* **Records supplied**:
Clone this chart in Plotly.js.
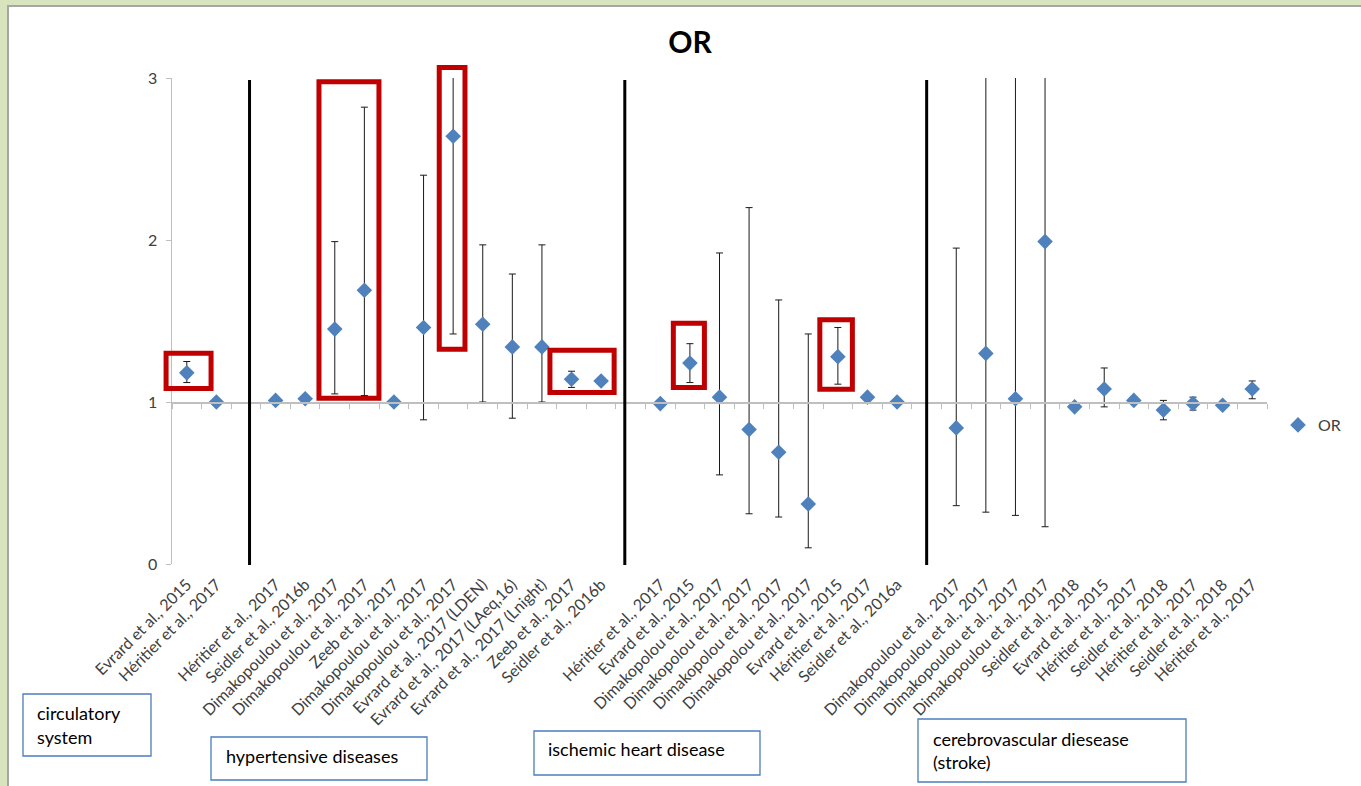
<!DOCTYPE html>
<html>
<head>
<meta charset="utf-8">
<script src="https://cdn.plot.ly/plotly-3.0.1.min.js"></script>
<style>
  html, body { margin: 0; padding: 0; }
  body { width: 1361px; height: 786px; background: #d7e4bd; position: relative; overflow: hidden; }
  #frame { position: absolute; left: 7px; top: 5px; width: 1354px; height: 781px; background: #ffffff;
           border-left: 2px solid #a6a6a6; border-top: 2px solid #a6a6a6; box-sizing: border-box; }
  #chart { position: absolute; left: 0; top: 0; width: 1361px; height: 786px; }
</style>
</head>
<body>
<div id="frame"></div>
<div id="chart"></div>
<script>
// ---------------- DATA ----------------
const groupNames = ["circulatory system", "hypertensive diseases", "ischemic heart disease", "cerebrovascular diesease (stroke)"];

const labelsCirc = ["Evrard et al., 2015", "Héritier et al., 2017"];
const orCirc = [1.18, 1.00];
const loCirc = [1.12, 0.99];
const hiCirc = [1.25, 1.01];

const labelsHyp = ["Héritier et al., 2017", "Seidler et al., 2016b", "Dimakopoulou et al., 2017", "Dimakopoulou et al., 2017",
  "Zeeb et al., 2017", "Dimakopoulou et al., 2017", "Dimakopoulou et al., 2017", "Evrard et al., 2017 (LDEN)",
  "Evrard et al., 2017 (LAeq,16)", "Evrard et al., 2017 (Lnight)", "Zeeb et al., 2017", "Seidler et al., 2016b"];
const orHyp = [1.01, 1.02, 1.45, 1.69, 1.00, 1.46, 2.64, 1.48, 1.34, 1.34, 1.14, 1.13];
const loHyp = [0.99, 1.01, 1.05, 1.04, 0.99, 0.89, 1.42, 1.00, 0.90, 1.00, 1.09, 1.11];
const hiHyp = [1.03, 1.03, 1.99, 2.82, 1.01, 2.40, 3.50, 1.97, 1.79, 1.97, 1.19, 1.15];

const labelsIhd = ["Héritier et al., 2017", "Evrard et al., 2015", "Dimakopolou et al., 2017", "Dimakopolou et al., 2017",
  "Dimakopolou et al., 2017", "Dimakopolou et al., 2017", "Evrard et al., 2015", "Héritier et al., 2017", "Seidler et al., 2016a"];
const orIhd = [0.99, 1.24, 1.03, 0.83, 0.69, 0.37, 1.28, 1.03, 1.00];
const loIhd = [0.98, 1.12, 0.55, 0.31, 0.29, 0.10, 1.11, 1.01, 0.98];
const hiIhd = [1.00, 1.36, 1.92, 2.20, 1.63, 1.42, 1.46, 1.04, 1.02];

const labelsCvd = ["Dimakopoulou et al., 2017", "Dimakopoulou et al., 2017", "Dimakopoulou et al., 2017", "Dimakopoulou et al., 2017",
  "Seidler et al., 2018", "Evrard et al., 2015", "Héritier et al., 2017", "Seidler et al., 2018", "Héritier et al., 2017",
  "Seidler et al., 2018", "Héritier et al., 2017"];
const orCvd = [0.84, 1.30, 1.02, 1.99, 0.97, 1.08, 1.01, 0.95, 0.99, 0.98, 1.08];
const loCvd = [0.36, 0.32, 0.30, 0.23, 0.95, 0.97, 1.00, 0.89, 0.95, 0.97, 1.02];
const hiCvd = [1.95, 5.30, 3.50, 17.0, 0.99, 1.21, 1.03, 1.01, 1.03, 1.00, 1.13];

const yTickVals = [0, 1, 2, 3];
const yTickText = ["0", "1", "2", "3"];

// ---------------- BUILD ----------------
const groups = [
  [labelsCirc, orCirc, loCirc, hiCirc],
  [labelsHyp, orHyp, loHyp, hiHyp],
  [labelsIhd, orIhd, loIhd, hiIhd],
  [labelsCvd, orCvd, loCvd, hiCvd]
];
const xs = [], ys = [], ePlus = [], eMinus = [], tickVals = [], tickText = [];
let slot = 0;
groups.forEach((g, gi) => {
  const [lab, or, lo, hi] = g;
  lab.forEach((l, i) => {
    xs.push(slot); ys.push(or[i]);
    ePlus.push(hi[i] - or[i]); eMinus.push(or[i] - lo[i]);
    tickVals.push(slot); tickText.push(l);
    slot++;
  });
  if (gi < groups.length - 1) slot++; // empty gap slot between groups
});
const nSlots = slot;
const xRange = [-0.5, nSlots - 0.5];
const yRange = [0, 3];
const boundaries = [];
for (let k = 0; k <= nSlots; k++) boundaries.push(k - 0.5);

// convert data coords to paper coords (for unclipped annotation drawing)
const dx = v => (v - xRange[0]) / (xRange[1] - xRange[0]);
const dy = v => (v - yRange[0]) / (yRange[1] - yRange[0]);

const M = {l: 172, r: 94, t: 78, b: 222};
const W = 1361, H = 786;
const PW = W - M.l - M.r, PH = H - M.t - M.b;
const px = x => (x - M.l) / PW;
const py = y => (H - M.b - y) / PH;

const FONT = "Lato, 'Open Sans', sans-serif";

const traces = [
  {
    type: "scatter", mode: "markers", name: "OR",
    x: xs, y: ys,
    marker: {symbol: "diamond", size: 12, color: "#4f81bd"},
    error_y: {type: "data", symmetric: false, array: ePlus, arrayminus: eMinus,
              color: "#1a1a1a", thickness: 1, width: 3.5},
    cliponaxis: true,
    hoverinfo: "x+y"
  },
  {
    type: "scatter", mode: "markers", x: [xRange[0]], y: [1], xaxis: "x2",
    marker: {opacity: 0}, showlegend: false, hoverinfo: "skip"
  }
];

const shapes = [];
// group separator lines (hand-drawn in reference)
[2.12, 14.8, 25.0].forEach(s => {
  shapes.push({type: "line", xref: "paper", yref: "paper", x0: dx(s), x1: dx(s), y0: py(80), y1: py(565),
               line: {color: "#000000", width: 3}});
});
// red highlight boxes [x0, x1, y0, y1] in data units
const redBoxes = [
  [-0.70, 0.82, 1.083, 1.301],
  [4.466, 6.493, 1.023, 2.977],
  [8.53, 9.40, 1.326, 3.065],
  [12.27, 14.44, 1.059, 1.320],
  [16.44, 17.49, 1.090, 1.486],
  [21.39, 22.49, 1.079, 1.507]
];
redBoxes.forEach(b => {
  shapes.push({type: "rect", xref: "paper", yref: "paper", x0: dx(b[0]), x1: dx(b[1]), y0: dy(b[2]), y1: dy(b[3]),
               line: {color: "#c00000", width: 5}, fillcolor: "rgba(0,0,0,0)"});
});
// group text boxes (pixel rects)
const textBoxes = [
  {x0: 23, x1: 151, y0: 694, y1: 756, lines: [["circulatory", 35, 713], ["system", 35, 737]]},
  {x0: 211, x1: 427, y0: 737, y1: 780, lines: [["hypertensive diseases", 224, 756]]},
  {x0: 534, x1: 760, y0: 731, y1: 775, lines: [["ischemic heart disease", 546, 749]]},
  {x0: 918, x1: 1186, y0: 719, y1: 782, lines: [["cerebrovascular diesease", 931, 739], ["(stroke)", 931, 762]]}
];
const annotations = [];
textBoxes.forEach(tb => {
  shapes.push({type: "rect", xref: "paper", yref: "paper", x0: px(tb.x0), x1: px(tb.x1), y0: py(tb.y0), y1: py(tb.y1),
               line: {color: "#4a7ebb", width: 1.3}, fillcolor: "#ffffff"});
  tb.lines.forEach(l => {
    annotations.push({xref: "paper", yref: "paper", x: px(l[1]), y: py(l[2]), xanchor: "left", yanchor: "middle",
                      text: l[0], showarrow: false, font: {family: FONT, size: 18, color: "#000000"}});
  });
});

const layout = {
  width: W, height: H,
  margin: M,
  paper_bgcolor: "rgba(0,0,0,0)",
  plot_bgcolor: "rgba(0,0,0,0)",
  font: {family: FONT, size: 14, color: "#404040"},
  title: {text: "<b>OR</b>", xref: "container", yref: "container", x: 690 / W, xanchor: "center",
          y: 1 - 42 / H, yanchor: "middle",
          font: {family: FONT, size: 30, color: "#000000"}},
  showlegend: true,
  legend: {x: px(1278), xanchor: "left", y: py(425), yanchor: "middle", bgcolor: "rgba(0,0,0,0)",
           font: {family: FONT, size: 16, color: "#404040"}, itemwidth: 30},
  xaxis: {
    range: xRange, tickmode: "array", tickvals: tickVals, ticktext: tickText, tickangle: -45,
    showline: false, showgrid: false, zeroline: false, ticks: "outside", ticklen: 4, tickcolor: "rgba(0,0,0,0)",
    tickfont: {family: FONT, size: 16, color: "#404040"}, fixedrange: true
  },
  xaxis2: {
    overlaying: "x", anchor: "free", position: dy(1), side: "bottom", range: xRange,
    tickmode: "array", tickvals: boundaries, showticklabels: false,
    showline: true, linecolor: "#bfbfbf", linewidth: 1.5, ticks: "outside", ticklen: 5, tickcolor: "#bfbfbf", tickwidth: 1,
    showgrid: false, zeroline: false, fixedrange: true
  },
  yaxis: {
    range: yRange, tickmode: "array", tickvals: yTickVals, ticktext: yTickText,
    showline: true, linecolor: "#bfbfbf", linewidth: 1.5, ticks: "outside", ticklen: 5, tickcolor: "#bfbfbf",
    ticklabelstandoff: 5,
    showgrid: false, zeroline: false, tickfont: {family: FONT, size: 16, color: "#404040"}, fixedrange: true
  },
  shapes: shapes,
  annotations: annotations
};

Plotly.newPlot("chart", traces, layout, {displayModeBar: false, staticPlot: true});
</script>
</body>
</html>
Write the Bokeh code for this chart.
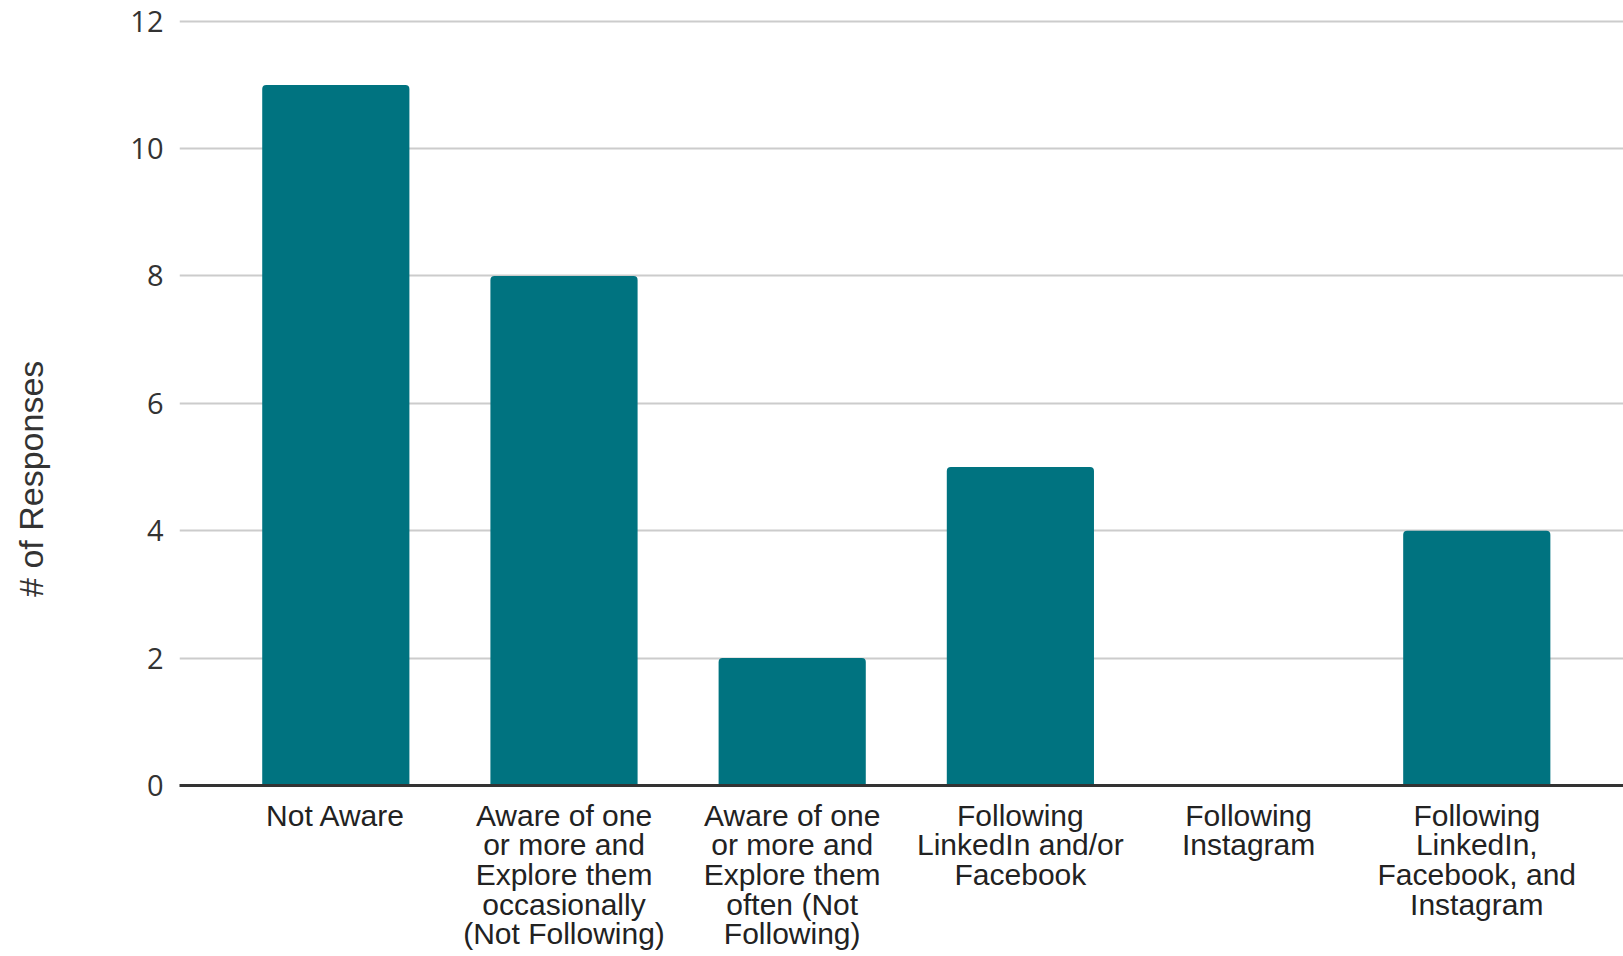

* **Written request**: Your task is to reproduce exactly the lines from the start of the data above through the line containing "1.46, 1.04, 1.02];", leaving every picture out.

* **Solution**:
Clone this chart in Plotly.js.
<!DOCTYPE html>
<html>
<head>
<meta charset="utf-8">
<script src="https://cdn.plot.ly/plotly-3.0.1.min.js"></script>
<style>
  html, body { margin: 0; padding: 0; }
  body { width: 1361px; height: 786px; background: #d7e4bd; position: relative; overflow: hidden; }
  #frame { position: absolute; left: 7px; top: 5px; width: 1354px; height: 781px; background: #ffffff;
           border-left: 2px solid #a6a6a6; border-top: 2px solid #a6a6a6; box-sizing: border-box; }
  #chart { position: absolute; left: 0; top: 0; width: 1361px; height: 786px; }
</style>
</head>
<body>
<div id="frame"></div>
<div id="chart"></div>
<script>
// ---------------- DATA ----------------
const groupNames = ["circulatory system", "hypertensive diseases", "ischemic heart disease", "cerebrovascular diesease (stroke)"];

const labelsCirc = ["Evrard et al., 2015", "Héritier et al., 2017"];
const orCirc = [1.18, 1.00];
const loCirc = [1.12, 0.99];
const hiCirc = [1.25, 1.01];

const labelsHyp = ["Héritier et al., 2017", "Seidler et al., 2016b", "Dimakopoulou et al., 2017", "Dimakopoulou et al., 2017",
  "Zeeb et al., 2017", "Dimakopoulou et al., 2017", "Dimakopoulou et al., 2017", "Evrard et al., 2017 (LDEN)",
  "Evrard et al., 2017 (LAeq,16)", "Evrard et al., 2017 (Lnight)", "Zeeb et al., 2017", "Seidler et al., 2016b"];
const orHyp = [1.01, 1.02, 1.45, 1.69, 1.00, 1.46, 2.64, 1.48, 1.34, 1.34, 1.14, 1.13];
const loHyp = [0.99, 1.01, 1.05, 1.04, 0.99, 0.89, 1.42, 1.00, 0.90, 1.00, 1.09, 1.11];
const hiHyp = [1.03, 1.03, 1.99, 2.82, 1.01, 2.40, 3.50, 1.97, 1.79, 1.97, 1.19, 1.15];

const labelsIhd = ["Héritier et al., 2017", "Evrard et al., 2015", "Dimakopolou et al., 2017", "Dimakopolou et al., 2017",
  "Dimakopolou et al., 2017", "Dimakopolou et al., 2017", "Evrard et al., 2015", "Héritier et al., 2017", "Seidler et al., 2016a"];
const orIhd = [0.99, 1.24, 1.03, 0.83, 0.69, 0.37, 1.28, 1.03, 1.00];
const loIhd = [0.98, 1.12, 0.55, 0.31, 0.29, 0.10, 1.11, 1.01, 0.98];
const hiIhd = [1.00, 1.36, 1.92, 2.20, 1.63, 1.42, 1.46, 1.04, 1.02];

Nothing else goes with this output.